- The problem
Give back the full listing, character for character, with no pictures.

- Material
>>>
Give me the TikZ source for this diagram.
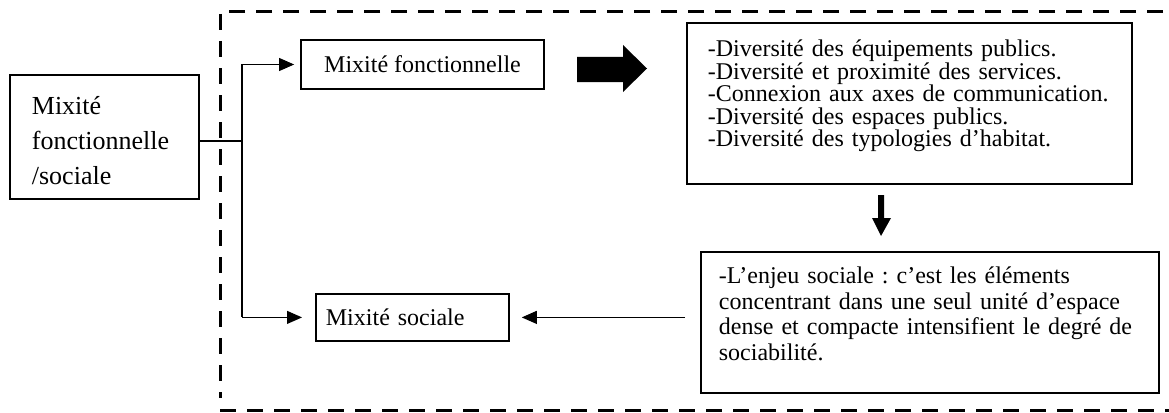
\documentclass[tikz,border=0pt]{standalone}
\usepackage{fontspec}
\setmainfont{Liberation Serif}
\usetikzlibrary{arrows.meta}
\frenchspacing

\tikzset{
  box/.style={draw=black, line width=1.8pt, anchor=north west, inner ysep=0pt},
  conn/.style={draw=black, line width=1.1pt},
  arr/.style={conn, -{Triangle[length=15pt,width=13pt]}},
  frame/.style={draw=black, line width=3pt, dash pattern=on 16pt off 11pt},
  block/.style={fill=black}
}

\begin{document}
\begin{tikzpicture}[x=1pt, y=-1pt]
  \useasboundingbox (0,0) rectangle (1169,412);

  % dashed frame round the two branches
  \draw[frame] (1163,12) -- (220,12) -- (220,398);
  \draw[frame] (220,410) -- (1169,410);

  % left box
  \node[box, inner xsep=22pt, text width=145pt, align=left,
        text height=40pt, text depth=84pt,
        font=\fontsize{26}{35}\selectfont] (lb) at (9,74)
        {Mixité\\fonctionnelle\\/sociale};

  % upper branch box
  \node[box, anchor=center, inner sep=0pt, minimum width=243pt, minimum height=49pt,
        font=\fontsize{24}{26}\selectfont] (mf) at (422.5,64.5)
        {Mixité fonctionnelle};

  % lower branch box
  \node[box, inner xsep=10pt, text width=173pt, align=left, minimum height=47pt,
        font=\fontsize{24}{26}\selectfont] (ms) at (315,293)
        {Mixité sociale};

  % list of functional components
  \node[box, inner xsep=21pt, text width=403pt, align=left,
        text height=34pt, text depth=127pt,
        font=\fontsize{24}{22.5}\selectfont] (fl) at (686,22)
        {-Diversité des équipements publics.\\
         -Diversité et proximité des services.\\
         -Connexion aux axes de communication.\\
         -Diversité des espaces publics.\\
         -Diversité des typologies d’habitat.};

  % social stake box
  \node[box, inner xsep=18pt, text width=422pt, align=left,
        text height=32pt, text depth=109pt,
        font=\fontsize{24}{25.5}\selectfont] (br) at (700,251)
        {-L’enjeu sociale : c’est les éléments\\
         concentrant dans une seul unité d’espace\\
         dense et compacte intensifient le degré de\\
         sociabilité.};

  % split connector from the left box
  \coordinate (j) at (242,141);
  \draw[conn] (lb.east |- j) -- (j);
  \draw[conn] (j |- mf.west) -- (j |- ms.west);
  \draw[arr] (j |- mf.west) -- ([xshift=-6pt]mf.west);
  \draw[arr] (j |- ms.west) -- ([xshift=-13pt]ms.west);

  % block arrows
  \fill[block] (577,57) -- (623,57) -- (623,45) -- (647,68.5)
               -- (623,92) -- (623,82) -- (577,82) -- cycle;
  \fill[block] (878,195) -- (884,195) -- (884,218) -- (891,218)
               -- (881,236) -- (872,218) -- (878,218) -- cycle;

  % back arrow to the lower branch
  \coordinate (s) at ([xshift=-15pt]br.west);
  \draw[arr] (s |- ms.east) -- ([xshift=12pt]ms.east);
\end{tikzpicture}
\end{document}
<<<
- The result
Give me the TikZ source for this diagram.
\documentclass[tikz,border=0pt]{standalone}
\usepackage{fontspec}
\setmainfont{Liberation Serif}
\usetikzlibrary{arrows.meta}
\frenchspacing

\tikzset{
  box/.style={draw=black, line width=1.8pt, anchor=north west, inner ysep=0pt},
  conn/.style={draw=black, line width=1.1pt},
  arr/.style={conn, -{Triangle[length=15pt,width=13pt]}},
  frame/.style={draw=black, line width=3pt, dash pattern=on 16pt off 11pt},
  block/.style={fill=black}
}

\begin{document}
\begin{tikzpicture}[x=1pt, y=-1pt]
  \useasboundingbox (0,0) rectangle (1169,412);

  % dashed frame round the two branches
  \draw[frame] (1163,12) -- (220,12) -- (220,398);
  \draw[frame] (220,410) -- (1169,410);

  % left box
  \node[box, inner xsep=22pt, text width=145pt, align=left,
        text height=40pt, text depth=84pt,
        font=\fontsize{26}{35}\selectfont] (lb) at (9,74)
        {Mixité\\fonctionnelle\\/sociale};

  % upper branch box
  \node[box, anchor=center, inner sep=0pt, minimum width=243pt, minimum height=49pt,
        font=\fontsize{24}{26}\selectfont] (mf) at (422.5,64.5)
        {Mixité fonctionnelle};

  % lower branch box
  \node[box, inner xsep=10pt, text width=173pt, align=left, minimum height=47pt,
        font=\fontsize{24}{26}\selectfont] (ms) at (315,293)
        {Mixité sociale};

  % list of functional components
  \node[box, inner xsep=21pt, text width=403pt, align=left,
        text height=34pt, text depth=127pt,
        font=\fontsize{24}{22.5}\selectfont] (fl) at (686,22)
        {-Diversité des équipements publics.\\
         -Diversité et proximité des services.\\
         -Connexion aux axes de communication.\\
         -Diversité des espaces publics.\\
         -Diversité des typologies d’habitat.};

  % social stake box
  \node[box, inner xsep=18pt, text width=422pt, align=left,
        text height=32pt, text depth=109pt,
        font=\fontsize{24}{25.5}\selectfont] (br) at (700,251)
        {-L’enjeu sociale : c’est les éléments\\
         concentrant dans une seul unité d’espace\\
         dense et compacte intensifient le degré de\\
         sociabilité.};

  % split connector from the left box
  \coordinate (j) at (242,141);
  \draw[conn] (lb.east |- j) -- (j);
  \draw[conn] (j |- mf.west) -- (j |- ms.west);
  \draw[arr] (j |- mf.west) -- ([xshift=-6pt]mf.west);
  \draw[arr] (j |- ms.west) -- ([xshift=-13pt]ms.west);

  % block arrows
  \fill[block] (577,57) -- (623,57) -- (623,45) -- (647,68.5)
               -- (623,92) -- (623,82) -- (577,82) -- cycle;
  \fill[block] (878,195) -- (884,195) -- (884,218) -- (891,218)
               -- (881,236) -- (872,218) -- (878,218) -- cycle;

  % back arrow to the lower branch
  \coordinate (s) at ([xshift=-15pt]br.west);
  \draw[arr] (s |- ms.east) -- ([xshift=12pt]ms.east);
\end{tikzpicture}
\end{document}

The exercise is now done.